Opinion Corner: Blatche is an NBA beauty
President Barack Obama received a second chance as president with another four-year term bestowed to him by voters on Tuesday evening. Another man who called D.C. home for a number of years has a second chance in the NBA.By: Ben Rodgers, The Jamestown Sun
President Barack Obama received a second chance as president with another four-year term bestowed to him by voters on Tuesday evening.
Another man who called D.C. home for a number of years has a second chance in the NBA.
This season could be the last shot at redemption that Andray Blatche will receive, and instead of years to prove his worth, he will likely receive months to make it work as a member of the Brooklyn Nets.
Blatche had potential for the Washington Wizards, coming straight out of high school in the second round of the 2005 draft. Since then there is no doubt that he has been the most booed player to ever don a Wizards jersey.
He could have developed into a reliable big man, but now he’s on the verge of being pushed out of the league at the age of 26. Blatche will play backup center to Brook Lopez for the Nets at least at the start of this season.
Let’s go through some of Blatche’s finer moments as a Wizard, courtesy of DC Sports Blog at the Washington Post. Young ball players take note as this is most certainly what not to do.
Blatche’s conditioning was miserable as a young player, so much that in 2009 he changed his number to 7. This was supposed to mean hard work seven days a week. He was also a four-year veteran when he decided to give it his all.
“I told him, the one thing that’s preventing him from being a great player is just making sure he gets in phenomenal shape,” his coach Flip Saunders said.
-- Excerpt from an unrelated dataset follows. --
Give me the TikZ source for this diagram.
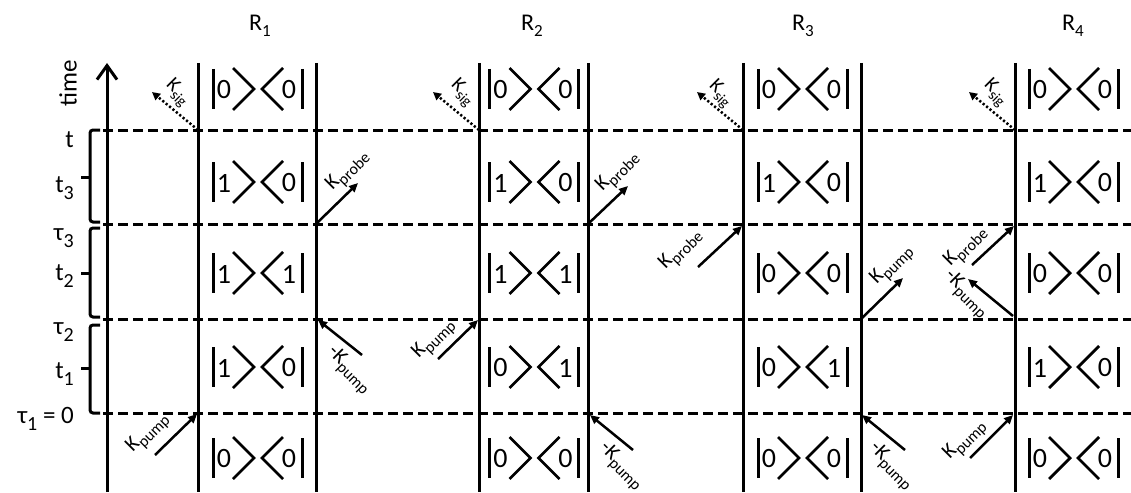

So Seven-Day Dray then took to the airwaves to defend his work ethic and called into a Washington based ESPN radio program.
“I’m far from soft,” he told host Mike Wise. “When I do lift, I’m the type of person, I don’t see results at all. I mean, I tried everything, man. I got a chef so I could start getting as healthy as I could eat. I don’t know what it is, man. I’m trying.”
He was trying all right, but not sure at what because results didn’t come, as coaches later pointed out.
Blatche was then possibly the only NBA player to not play because of conditioning. The official listing ran “NWT (not with team) — conditioning.”
Later that week on Twitter at 3:32 a.m. Blatche posted “Let’s get it!” Of course because he just left the gym and got a good workout in.
He also told reporters he cut his hair and lost 5 pounds because of it. Really Dray?
Here’s where things gets a little risqué.
Blatche enjoyed partaking in some nightspots in the District of Columbia, also in south Florida where he was listed and publicly promoted on handouts as the host of “Lapdance Tuesday.”
The following story may not ever be confirmed officially, but it’s already something of a legend in D.C.
Apparently some teammates cut up one of Blatche’s suits, so he in turn threw all of then-teammate Gilbert Arenas’ clothes in the Jacuzzi. Agent 0 got back at Blatche with a No. 2 — in his shoe, if you know what I mean.
Despite all of the above, Blatche did have backing from ownership and in 2011 was given a contract extension.
Before that, however, he was arrested for soliciting sex from an undercover cop. That’s the influence on my team I want to extend open arms and bags of money to — not!
Here’s another example of character before the prostitution scandal.
A much younger Blatche posted in a vlog: “The right way to go is to go sit on the bench and cheer your team on,” Blatche said. “When keepin’ it real goes wrong, if you go up to the ref and cuss the ref out, like [$^#@ $ $#@&*], then get another tech and get thrown out of the game for real. You know what I’m saying? There’s a right thing to do and the bad thing to do.”
Fast forward more than two years later and there’s Blatche refusing to go into the game.
“We had coaches go up to him three different times, they said he didn’t want to play,” said Saunders, the former longtime coach of the Minnesota Timberwolves. “Fifteen years, never seen anything like it.”
This next highlight is on YouTube and has close to 750,000 views and shows in detail Blatche desperately trying for a triple double.
First fouling for the ball, then getting mad a teammate for grabbing a board. Then asking the opposing player at the foul line for a board and finally sprinting the entire length of the court to miss on purpose and grab the rebound, which he failed to do.
Blatche first caught fire in the sports department here when the story came out that he was waived from Washington with the amnesty clause. The story highlighted this particular moment last season when Blatche grabbed the microphone during the opening introductions.
“This is your captain, Andray Blatche,” he told the crowd — to much uproar I assume. Except he wasn’t the captain.
After the game he then criticized the coach for not getting him the ball down low.
“You can’t keep having me pick and pop and shooting jumpshots,” he said then. “Gimme the ball in the paint. That’s where I’m most effective at. I’ve been saying that since training camp.”
Ladies and gentlemen that is Andray Blatche — quite possibly the worst example of what happens when teams give millions of dollars to an immature teenager.
But now he has another shot in Brooklyn and he’s grateful for it. Who knows, maybe he’ll keep his mouth shut and have a productive year — but I wouldn’t bet on it.